Most lenders screen deals for approvals using an automated system with an internal scoring model to save both time and money. These automated systems will quickly decline deals that are structured incorrectly, thus limiting the options available to the credit manager (loan buyer at the bank) or even worse, preventing a dialogue between the buyer and your finance manager. Instead, get the approval first, then negotiate (rehash) with the bank. Finance managers who don’t understand this concept are costing dealers a fortune and giving too many good deals to the competition.

Deal structure determines profit. Deal structure dictates loan risk. Deal structure will make or break the deal, and the cardinal law of deal structure is affordability. Can the customer afford the payment? Can the bank afford the risk? Can the dealer afford the profit margin?

Step 4: Get the approval. The days of asking for the moon and shotgunning deals everywhere just trying to see what sticks are over. To be effective today, finance managers must thoroughly understand the programs and underwriting guidelines for each lender with whom they do business and structure and submit deals accordingly and consistently. Look-to-book and deal-capture ratios are key elements for success, and these lenders are your business partners who need to earn a profit, too. The goal is for your finance manager to discuss each and every deal with the credit manager at the bank. Business is done by people and through relationships; a professional dialogue between the dealership and the bank is important for business and key to increasing your loan approvals.

The risk meter for the bank is loan to value (LTV), how much money the bank is lending in relationship to the book value of the vehicle. A high LTV is a high risk for the bank, so loan approvals are inversely proportional to LTV. As you lower the LTV, you are actually increasing the likelihood of an approval by decreasing the risk of the loan. Debt to income (DTI) and payment to income (PTI) are also ratios that the bank uses. DTI and PTI determine if the customer can actually afford the vehicle. This is why proof of income is so important for special finance deals. Together, these three ratios determine the amount of risk for the bank and whether or not your customer gets an approval. It’s how banks compete.

Step 5: Present and close the deal. You have your customers in front of you, and they’re in love with a vehicle that fits their budget, needs and wants.
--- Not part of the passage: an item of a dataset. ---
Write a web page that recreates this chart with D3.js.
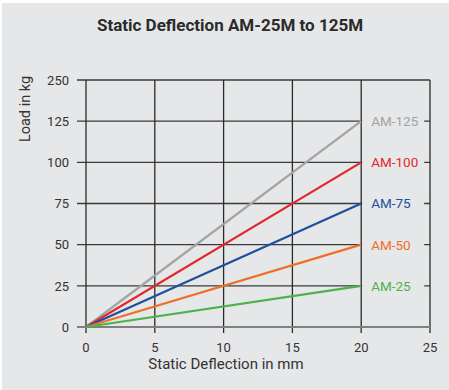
<!DOCTYPE html>
<html><head><meta charset="utf-8">
<script src="https://cdn.jsdelivr.net/npm/d3@7"></script>
<style>
html,body{margin:0;padding:0;background:#fff;}
svg{display:block;}
text{font-family:Roboto,"Open Sans",sans-serif;}
</style></head>
<body>
<svg id="chart" width="449" height="390"></svg>
<script>
const title = "Static Deflection AM-25M to 125M";
const xLabel = "Static Deflection in mm";
const yLabel = "Load in kg";
const xTicks = [0, 5, 10, 15, 20, 25];
const yTickPositions = [0, 25, 50, 75, 100, 125, 150];
const yTickLabels = ["0", "25", "50", "75", "100", "125", "250"];
const seriesNames = ["AM-125", "AM-100", "AM-75", "AM-50", "AM-25"];
const seriesColors = ["#a3a3a3", "#e2282c", "#1e4f9e", "#ee7026", "#4db24b"];
const deflection = [0, 20];
const loads = [[0, 125], [0, 100], [0, 75], [0, 50], [0, 25]];

const svg = d3.select("#chart");
const bg = "#e6e7e8";
svg.append("rect").attr("x", 2).attr("y", 3).attr("width", 447).attr("height", 387).attr("fill", bg);

const x = d3.scaleLinear().domain([0, 25]).range([86, 430]);
const y = d3.scaleLinear().domain([0, 150]).range([327, 80]);

svg.append("text").attr("x", 230).attr("y", 30.5).attr("text-anchor", "middle")
  .attr("font-size", 17).attr("font-weight", "bold").attr("fill", "#2b2b2b").text(title);

// horizontal grid
const gy = svg.append("g");
gy.selectAll("line").data(yTickPositions.filter(d => d > 0)).enter().append("line")
  .attr("x1", 77).attr("x2", x(25)).attr("y1", d => y(d)).attr("y2", d => y(d))
  .attr("stroke", "#3a3a3a").attr("stroke-width", 1.3);
// vertical grid
const gx = svg.append("g");
gx.selectAll("line").data(xTicks).enter().append("line")
  .attr("x1", d => x(d)).attr("x2", d => x(d)).attr("y1", y(150)).attr("y2", 333)
  .attr("stroke", "#2a2a2a").attr("stroke-width", 1.3);
// zero baseline
svg.append("line").attr("x1", 77).attr("x2", x(25)).attr("y1", y(0)).attr("y2", y(0))
  .attr("stroke", "#808080").attr("stroke-width", 2);

// y tick labels
svg.append("g").selectAll("text").data(yTickPositions).enter().append("text")
  .attr("x", 69).attr("y", d => y(d)).attr("dy", "0.36em").attr("text-anchor", "end")
  .attr("font-size", 13).attr("fill", "#333").text((d, i) => yTickLabels[i]);
// x tick labels
svg.append("g").selectAll("text").data(xTicks).enter().append("text")
  .attr("x", d => x(d)).attr("y", 352).attr("text-anchor", "middle")
  .attr("font-size", 13).attr("fill", "#333").text(d => d);

svg.append("text").attr("x", 226).attr("y", 369).attr("text-anchor", "middle")
  .attr("font-size", 15).attr("fill", "#333").text(xLabel);
svg.append("text").attr("transform", "translate(29.5,109) rotate(-90)").attr("text-anchor", "middle")
  .attr("font-size", 14.5).attr("fill", "#333").text(yLabel);

// series lines
const line = d3.line().x((d, i) => x(deflection[i])).y(d => y(d));
svg.append("g").selectAll("path").data(loads).enter().append("path")
  .attr("d", d => line(d)).attr("fill", "none")
  .attr("stroke", (d, i) => seriesColors[i]).attr("stroke-width", 2.2);

// labels with background
const lg = svg.append("g");
loads.forEach((d, i) => {
  const yy = y(d[1]);
  lg.append("rect").attr("x", x(20) + 1).attr("y", yy - 8).attr("width", 62).attr("height", 16).attr("fill", bg);
  lg.append("text").attr("x", x(20) + 10).attr("y", yy).attr("dy", "0.36em")
    .attr("font-size", 13.5).attr("fill", seriesColors[i]).text(seriesNames[i]);
});
</script>
</body></html>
You’ve selected the best lender for their current situation and have a preliminary approval from the bank. Now, it’s time to present the deal to the customer. Don’t be shy. You need down payment to make the deal. You need down payment to earn a profit. So, don’t be weak! Ask for it. I recommend a good ole fashioned “Four Square Presentation.” It’s the best tool I’ve found for presenting numbers to customers, isolating objections and getting down payment.

You are not maximizing the gross profit on your special finance deals unless you are focused on structuring each and every deal on the right vehicle and with the right lender. So, if you’re not getting those “five pound” deals ($5,000 gross profit) that raise your monthly average, you’re probably leaving money on the table due to poor deal structure or putting your customer in the wrong vehicle.

The secret to maximizing gross profit in special finance is to minimize the risk of the loans, and you do so by effectively structuring the deal for both profit and performance. These five simple steps will help you every time. Special finance is simple, but it’s not easy. If it were easy, everyone would be doing it. There are no shortcuts and this segment, the largest in the car business, can be one of the most profitable if the financing is done correctly.